Choose right tax regime to minimise tax liability in FY24

Taxpayers should start their tax planning now and they should decide whether to opt for the new tax regime or the old one
Image used for representational purpose only. (File Photo)
Image used for representational purpose only. (File Photo)

MUMBAI:  As we have entered the new financial year, it is the right time for income tax planning for the year ahead. This year’s income tax planning is different from previous years’ because Budget 2023 has made the new tax regime a default tax regime for the financial year 2023-24.

It means if the taxpayers do not opt in for the old tax regime, she/he will be taxed as per the new tax regime. Salaried individuals must begin their tax planning exercise this month itself and choose the appropriate tax regime for them. The decision should be made carefully as it will decide the amount you will pay as tax in the current year. It is crucial for taxpayers to determine their income and start tax planning in advance to minimise their tax liability for 2023-24.

“The new tax regime has been made the default regime this year. For the employed, if the taxpayers are not careful about declaring their intended tax regime to their employer at the onset of the financial year and within the declaration timelines of such employer, they would be covered under the new regime,” Tapati Ghose, Partner, Deloitte India told TNIE. “This however, can be corrected subsequently while filing the tax returns if the taxpayer chooses to opt for the old regime,” she added.

Choosing between old and new tax regime
The most important factor to keep in mind for income tax planning is the selection of an appropriate tax regime. There are several key factors to consider before you finalise the decision to select the tax regime.“The option to opt for old or new tax regime would depend upon various factors such as the total income of the taxpayer, his intention to make investment, marginal slab rates applicable to him, exemptions and deductions available to such taxpayers, etc. Hence, the taxpayer needs to undertake an evaluation and accordingly, assess his income under both such tax regimes in order to choose the beneficial amongst both such regimes,”Suresh Surana, Founder, RSM India- a tax consulting firm- said.
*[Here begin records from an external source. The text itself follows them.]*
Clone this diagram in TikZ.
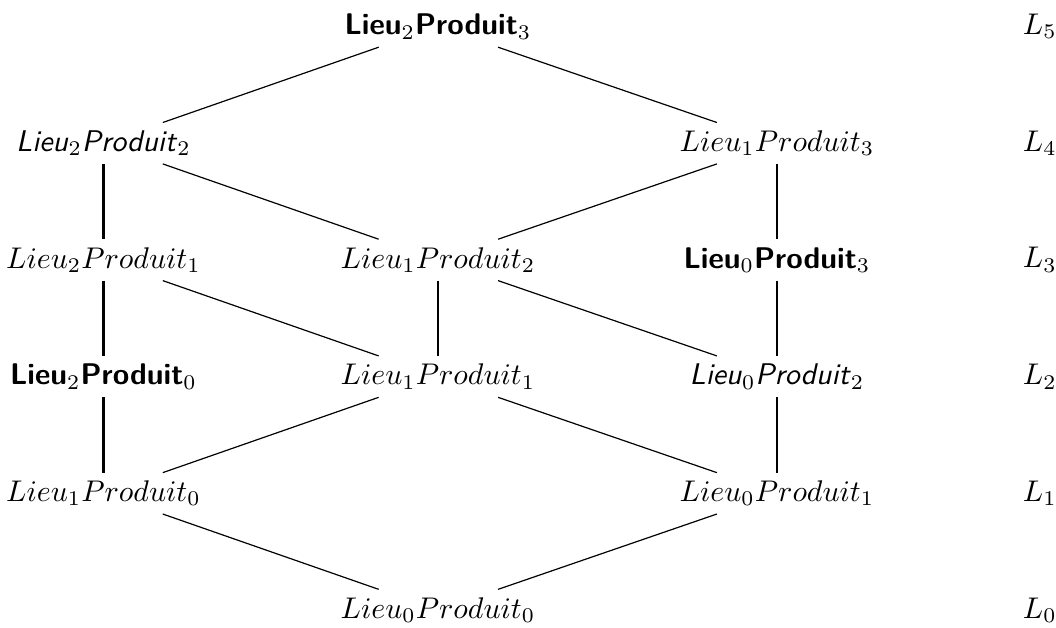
\documentclass[tikz,border=0pt]{standalone}
\usepackage{tikz}

\newcommand{\lieuM}[2]{$Lieu_{#1}Produit_{#2}$}
\newcommand{\lieuB}[2]{\textsf{\textbf{Lieu}}$_{#1}$\textsf{\textbf{Produit}}$_{#2}$}
\newcommand{\lieuI}[2]{\textsf{\textit{Lieu}}$_{#1}$\textsf{\textit{Produit}}$_{#2}$}

\begin{document}
\begin{tikzpicture}[elem/.style={inner xsep=1pt, inner ysep=2.5pt}, vert/.style={line width=0.8pt}, diag/.style={line width=0.4pt}]

\def\colA{1.216}
\def\colB{5.147}
\def\colC{9.131}
\def\colL{12.22}

\useasboundingbox (0,0) rectangle (12.41,7.369);

\begin{scope}[yshift=0.2cm, y=1.3715cm]

\node [elem] (l00) at (\colB,0) {\lieuM{0}{0}};

\node [elem] (l10) at (\colA,1) {\lieuM{1}{0}};
\node [elem] (l01) at (\colC,1) {\lieuM{0}{1}};

\node [elem] (l20) at (\colA,2) {\lieuB{2}{0}};
\node [elem] (l11) at (\colB,2) {\lieuM{1}{1}};
\node [elem] (l02) at (\colC,2) {\lieuI{0}{2}};

\node [elem] (l21) at (\colA,3) {\lieuM{2}{1}};
\node [elem] (l12) at (\colB,3) {\lieuM{1}{2}};
\node [elem] (l03) at (\colC,3) {\lieuB{0}{3}};

\node [elem] (l22) at (\colA,4) {\lieuI{2}{2}};
\node [elem] (l13) at (\colC,4) {\lieuM{1}{3}};

\node [elem] (l23) at (\colB,5) {\lieuB{2}{3}};

\foreach \i in {0,...,5}
  \node (L\i) at (\colL,\i) {$L_{\i}$};

\draw [diag] (l23) -- (l22);
\draw [diag] (l23) -- (l13);
\draw [diag] (l22) -- (l12);
\draw [diag] (l13) -- (l12);
\draw [diag] (l21) -- (l11);
\draw [diag] (l12) -- (l02);
\draw [diag] (l11) -- (l10);
\draw [diag] (l11) -- (l01);
\draw [diag] (l10) -- (l00);
\draw [diag] (l01) -- (l00);

\draw [vert] (l22) -- (l21);
\draw [vert] (l21) -- (l20);
\draw [vert] (l20) -- (l10);
\draw [vert] (l12) -- (l11);
\draw [vert] (l13) -- (l03);
\draw [vert] (l03) -- (l02);
\draw [vert] (l02) -- (l01);

\end{scope}

\end{tikzpicture}
\end{document}
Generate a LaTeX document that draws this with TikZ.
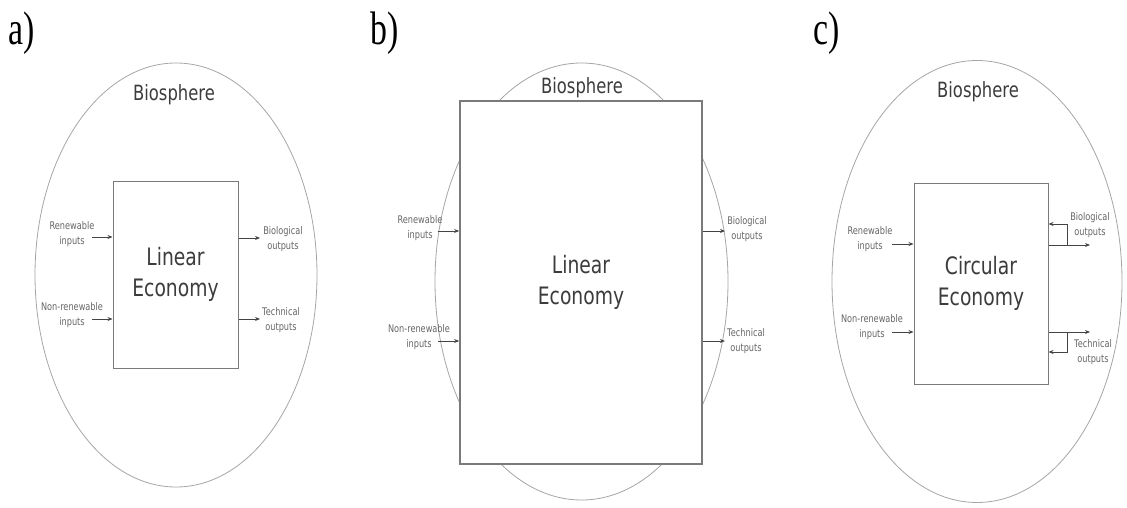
\documentclass[tikz,border=0pt]{standalone}
\usepackage{fontspec}
\usetikzlibrary{shapes.geometric,arrows.meta}
\newfontfamily\diagsans[FakeStretch=0.78]{DejaVu Sans}
\newfontfamily\panelserif[FakeStretch=0.72]{Liberation Serif}
\definecolor{rimgray}{HTML}{A6A6A6}
\definecolor{boxgray}{HTML}{7A7A7A}
\definecolor{flowgray}{HTML}{444444}
\definecolor{bigtext}{HTML}{3C3C3C}
\definecolor{smalltext}{HTML}{666666}
\tikzset{
  panellabel/.style={font=\panelserif\fontsize{47}{47}\selectfont, text=black, inner sep=0pt, anchor=base},
  biosphere/.style={ellipse, draw=rimgray, line width=0.8pt, inner sep=0pt},
  biolabel/.style={font=\diagsans\fontsize{21}{24}\selectfont, text=bigtext, inner sep=0pt},
  ecobox/.style={rectangle, draw=boxgray, fill=white, line width=1pt, inner sep=0pt,
    align=center, font=\diagsans\fontsize{24}{31}\selectfont, text=bigtext},
  flowlabel/.style={font=\diagsans\fontsize{10.5}{15}\selectfont, text=smalltext,
    align=center, inner sep=0pt},
  flow/.style={draw=flowgray, line width=0.8pt, -{Stealth[length=5pt,width=4pt]}},
  loopline/.style={draw=flowgray, line width=0.8pt}
}
\begin{document}
\begin{tikzpicture}[x=1pt,y=-1pt]
\useasboundingbox (0,0) rectangle (1127,508);
\fill[white] (0,0) rectangle (1127,508);

% ---------- a) linear economy inside the biosphere ----------
\node[panellabel] (labA) at (22,45) {a)};
\node[biosphere, minimum width=282pt, minimum height=424pt] (bioA) at (176,275) {};
\node[biolabel] (bioTxtA) at (174,95) {Biosphere};
\node[ecobox, minimum width=125pt, minimum height=187pt] (econA) at (175.5,274.5) {Linear\\Economy};

\node[flowlabel] (renA) at (72,234) {Renewable\\inputs};
\node[flowlabel] (nonA) at (72,315) {Non-renewable\\inputs};
\node[flowlabel] (bioOutA) at (283,239) {Biological\\outputs};
\node[flowlabel] (techOutA) at (281,320) {Technical\\outputs};

\coordinate (renStartA) at (92,237);
\coordinate (nonStartA) at (92,319);
\coordinate (bioEndA) at (260,238);
\coordinate (techEndA) at (260,319);
\draw[flow] (renStartA) -- (renStartA -| econA.west);
\draw[flow] (nonStartA) -- (nonStartA -| econA.west);
\draw[flow] (bioEndA -| econA.east) -- (bioEndA);
\draw[flow] (techEndA -| econA.east) -- (techEndA);

% ---------- b) linear economy outgrowing the biosphere ----------
\node[panellabel] (labB) at (385,45) {b)};
\node[biosphere, minimum width=293pt, minimum height=437pt] (bioB) at (581.5,281.5) {};
\node[biolabel] (bioTxtB) at (582,88) {Biosphere};
\node[ecobox, line width=1.7pt, minimum width=242pt, minimum height=363pt] (econB) at (581,282.5) {Linear\\Economy};

\node[flowlabel] (renB) at (420,228) {Renewable\\inputs};
\node[flowlabel] (nonB) at (419,337.5) {Non-renewable\\inputs};
\node[flowlabel] (bioOutB) at (747,229.5) {Biological\\outputs};
\node[flowlabel] (techOutB) at (746,341) {Technical\\outputs};

\coordinate (renStartB) at (438,231);
\coordinate (nonStartB) at (438,341);
\coordinate (bioEndB) at (725,231);
\coordinate (techEndB) at (725,341);
\draw[flow] (renStartB) -- (renStartB -| econB.west);
\draw[flow] (nonStartB) -- (nonStartB -| econB.west);
\draw[flow] (bioEndB -| econB.east) -- (bioEndB);
\draw[flow] (techEndB -| econB.east) -- (techEndB);

% ---------- c) circular economy inside the biosphere ----------
\node[panellabel] (labC) at (827,45) {c)};
\node[biosphere, minimum width=290pt, minimum height=442pt] (bioC) at (977,281.5) {};
\node[biolabel] (bioTxtC) at (978,92) {Biosphere};
\node[ecobox, minimum width=134pt, minimum height=201pt] (econC) at (981,283.5) {Circular\\Economy};

\node[flowlabel] (renC) at (870,239.5) {Renewable\\inputs};
\node[flowlabel] (nonC) at (872,327) {Non-renewable\\inputs};
\node[flowlabel] (bioOutC) at (1090,225) {Biological\\outputs};
\node[flowlabel] (techOutC) at (1093,352.5) {Technical\\outputs};

\coordinate (renStartC) at (892,244);
\coordinate (nonStartC) at (892,332);
\draw[flow] (renStartC) -- (renStartC -| econC.west);
\draw[flow] (nonStartC) -- (nonStartC -| econC.west);

% biological outputs leave and partly return
\coordinate (bioEndC) at (1090,245);
\coordinate (bioSplitC) at (1067,245);
\coordinate (bioBackC) at (1067,224);
\draw[flow] (bioEndC -| econC.east) -- (bioEndC);
\draw[flow] (bioSplitC) -- (bioBackC) -- (bioBackC -| econC.east);

% technical outputs leave and partly return
\coordinate (techEndC) at (1090,332);
\coordinate (techSplitC) at (1067,332);
\coordinate (techBackC) at (1067,352);
\draw[flow] (techEndC -| econC.east) -- (techEndC);
\draw[flow] (techSplitC) -- (techBackC) -- (techBackC -| econC.east);
\end{tikzpicture}
\end{document}
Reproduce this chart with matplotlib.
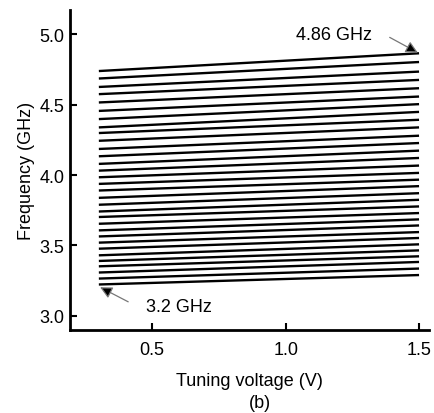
import matplotlib
matplotlib.use("Agg")
from matplotlib import pyplot as plt

plt.rcParams['font.family'] = ['Liberation Sans', 'DejaVu Sans']

# tuning voltage range of each band (V)
v_start = 0.3
v_end = 1.5

# frequency of each band at the start / end of the tuning range (GHz)
f_start = [4.738, 4.685, 4.625, 4.574, 4.515, 4.455, 4.397, 4.338, 4.298, 4.243,
           4.185, 4.133, 4.079, 4.031, 3.984, 3.937, 3.890, 3.838, 3.789, 3.741,
           3.702, 3.654, 3.607, 3.564, 3.520, 3.477, 3.430, 3.390, 3.352, 3.308,
           3.265, 3.223]
f_end = [4.864, 4.802, 4.734, 4.675, 4.616, 4.557, 4.503, 4.448, 4.392, 4.338,
         4.279, 4.227, 4.173, 4.121, 4.067, 4.015, 3.967, 3.921, 3.871, 3.824,
         3.777, 3.730, 3.685, 3.642, 3.595, 3.553, 3.508, 3.465, 3.423, 3.383,
         3.336, 3.290]

xticks = [0.5, 1.0, 1.5]
yticks = [3.0, 3.5, 4.0, 4.5, 5.0]

fig = plt.figure(figsize=(4.35, 4.14), dpi=100)
ax = fig.add_axes([0.161, 0.2005, 0.825, 0.7725])

for fs, fe in zip(f_start, f_end):
    ax.plot([v_start, v_end], [fs, fe], color='black', lw=1.7, solid_capstyle='butt')

ax.set_xlim(0.192, 1.537)
ax.set_ylim(2.90, 5.17)
ax.set_xticks(xticks)
ax.set_xticklabels(['%.1f' % t for t in xticks])
ax.set_yticks(yticks)
ax.set_yticklabels(['%.1f' % t for t in yticks])
ax.tick_params(direction='in', length=5, width=1.5, labelsize=13, pad=4)
ax.tick_params(axis='x', pad=8)

for s in ['top', 'right']:
    ax.spines[s].set_visible(False)
for s in ['left', 'bottom']:
    ax.spines[s].set_linewidth(2)

ax.set_xlabel('Tuning voltage (V)', fontsize=13, labelpad=10)
ax.set_ylabel('Frequency (GHz)', fontsize=13, labelpad=3)

arrow = dict(arrowstyle='-|>', ec='#777777', fc='black', lw=0.9,
             mutation_scale=18, shrinkA=0, shrinkB=1)
ax.text(1.18, 5.0, '4.86 GHz', fontsize=13, ha='center', va='center')
ax.annotate('', xy=(v_end, f_end[0]), xytext=(1.39, 4.977), arrowprops=arrow)
ax.text(0.60, 3.066, '3.2 GHz', fontsize=13, ha='center', va='center')
ax.annotate('', xy=(v_start, f_start[-1] - 0.015), xytext=(0.41, 3.10), arrowprops=arrow)

fig.text(0.598, 0.026, '(b)', fontsize=13, ha='center', va='center')

fig.savefig('out.png', dpi=100)
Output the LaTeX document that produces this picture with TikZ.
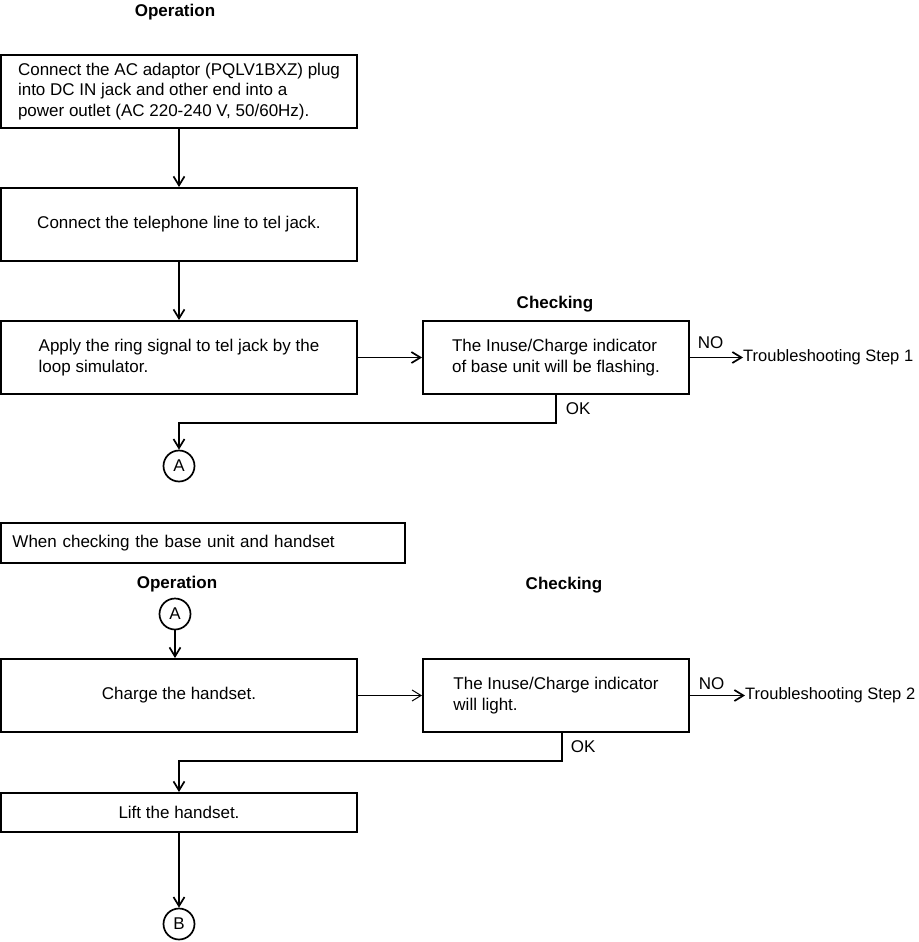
\documentclass[tikz,border=0pt]{standalone}
\usepackage{fontspec}
\setmainfont{Liberation Sans}
\usepackage{xcolor}
\usepackage{tikz}
\usetikzlibrary{positioning, calc, arrows.meta}
\definecolor{LineColor}{rgb}{0,0,0}
\tikzset{
    stepbox/.style={
        shape=rectangle,
        draw=LineColor,
        line width=2pt,
        minimum width=#1,
        minimum height=73pt,
        inner sep=0pt,
        align=left
    },
    stepbox/.default=356pt,
    joint/.style={circle, draw=LineColor, line width=1.7pt, minimum size=31pt, inner sep=0pt},
    flow/.style={-{Straight Barb[length=9pt, width=11pt]}, line width=1.7pt, draw=LineColor},
    head/.style={font=\fontsize{17}{20.5}\selectfont\bfseries},
    tag/.style={inner sep=0pt},
    endtag/.style={inner sep=0pt, anchor=west, font=\fontsize{16.5}{20}\selectfont}
}

\begin{document}
\begin{tikzpicture}[x=1pt, y=-1pt, font=\fontsize{17}{20.5}\selectfont]
\useasboundingbox (0,0) rectangle (918,942);

% Operation column (power up)
\node[head] (t_op1) at (175,12) {Operation};

\node[stepbox] (op_power) at (179,91.5) {Connect the AC adaptor (PQLV1BXZ) plug\\into DC IN jack and other end into a\\power outlet (AC 220-240 V, 50/60Hz).};
\node[stepbox] (op_line) at (179,224.5) {Connect the telephone line to tel jack.};
\node[stepbox] (op_ring) at (179,357.5) {Apply the ring signal to tel jack by the\\loop simulator.};

% Checking column (power up)
\node[head] (t_ck1) at (555,304) {Checking};

\node[stepbox=266pt] (ck_flash) at (556,357.5) {The Inuse/Charge indicator\\of base unit will be flashing.};
\node[endtag] (ts1) at (743,357.5) {Troubleshooting Step 1};
\node[joint] (j_a1) at (179,466) {A};
\coordinate (ok1) at (556,423);

% Arrows (power up)
\draw[flow] (op_power) -- (op_line);
\draw[flow] (op_line) -- (op_ring);
\draw[flow] (op_ring) -- (ck_flash);
\draw[flow] (ck_flash.east) -- (ts1.west) node[tag, pos=0, anchor=south west, xshift=7pt, yshift=8pt] {NO};
\draw[flow] (ck_flash.south) -- node[tag, right=9pt] {OK} (ok1) -| (j_a1);

% Base unit and handset
\node[stepbox=404pt, minimum height=40pt, text width=380pt] (note) at (202.5,543) {When checking the base unit and handset};

\node[head] (t_op2) at (177,584) {Operation};
\node[head] (t_ck2) at (564,585) {Checking};

\node[joint] (j_a2) at (175,614) {A};
\node[stepbox] (op_charge) at (179,695.5) {Charge the handset.};
\node[stepbox=266pt] (ck_light) at (556,695.5) {The Inuse/Charge indicator\\will light.};
\node[endtag] (ts2) at (745,695.5) {Troubleshooting Step 2};
\node[stepbox, minimum height=39pt] (op_lift) at (179,812.5) {Lift the handset.};
\node[joint] (j_b) at (179,924) {B};
\coordinate (ok2) at (562,761);

% Arrows (base unit and handset)
\draw[flow] (j_a2) -- (j_a2 |- op_charge.north);
\draw[flow, line width=1pt] (op_charge) -- (ck_light);
\draw[flow] (ck_light.east) -- (ts2.west) node[tag, pos=0, anchor=south west, xshift=8pt, yshift=5pt] {NO};
\draw[flow] (ck_light.south -| ok2) -- node[tag, right=8pt] {OK} (ok2) -| (op_lift);
\draw[flow] (op_lift) -- (j_b);

\end{tikzpicture}
\end{document}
Experts say that taxpayers should estimate their taxable income and determine the tax bracket applicable to them. It is advisable to determine the tax saving investments and expenses like home loan instalments, house rent, mediclaim, insurance, donation etc. which a taxpayer expects to incur during the year. “If the taxpayer is making a substantial investment in tax saving investments or incurring expenditure which can be claimed as deduction, then the old regime will prove to be beneficial. Alternatively, the new regime could prove beneficial to him,” Anita Basrur, Partner, Sudit K Parekh & Co said.

Deductions and exemptions
After you have selected the appropriate tax regime, it’s time to look at the deductions and exemptions available in old and new tax regimes. A taxpayer can calculate the net taxable income under the old tax regime after considering all the eligible deductions and exemptions and can know the tax liability.  Once the taxpayer knows tax liability under the old and new regime, he can choose the regime under which the tax outgo is less.

“Apart from lower tax rates, the new tax regime is fairly simple to apply and less burdensome as there is minimal documentation to be maintained since there aren’t many deductions/exemptions available.  Further, the key driving factor for making an investment choice is no longer the tax reliefs the financial product offers. Some of the deductions/exemptions available in the new tax regime are the standard deduction, employer’s contribution to National Pension Scheme(NPS), exemption pertaining to gratuity and leave encashment, etc,” said Ghose.

While the old tax regime has enough room for claiming deductions against various allowances forming part of salary and also for specified investments and expenses such as Public Provident Fund (PPF), NPS, repayment of housing loan, payment of tuition fees, etc., the new tax regime may restrict certain benefits and exemptions.

The old tax regime offers an exemption limit of R2,50,000 to individuals with the highest tax slab rate of 30% applicable on income above R10,00,000. The new tax regime is wider in scope with its tax slab rates ranging from 0- 30% with exemption limit up to R3,00,000 and the highest tax rate of 30% is applicable on income above R15,00,000. 

“Under the old tax regime resident individuals with total income up to R5,00,000 can claim a rebate of tax. However, from the start of 2023-24, taxpayers with total income up to R7 lakh may claim full rebate of tax. The highest rate of surcharge has been reduced from 37% to 25% under the new tax regime for total income exceeding R5 crore thus reducing the effective tax rate from 42.74% to 39%,” said Surana.
Under the new tax regime, salaried individuals and pensioners can claim the standard deduction of R50,000 only from their salary or pension income. For family pensioners, a standard deduction of R15,000 will be available.

Deductions under New Tax Regime

Standard deduction of Rs 50,000

Interest on home loan on let out properties

Leave Encashment

Family pension

Employers’ contribution to NPS

Contribution to Agniveer Corpus Fund

Exemption on voluntary retirement

Exemption on gratuity

Exemption limit in Old & New
The old tax regime offers an exemption limit of R2,50,000 to individuals with the highest tax slab rate of 30% applicable on income above R10 lakh. Under the new tax regime, salaried individuals and pensioners can claim the standard deduction of R50,000 from their salary/pension income.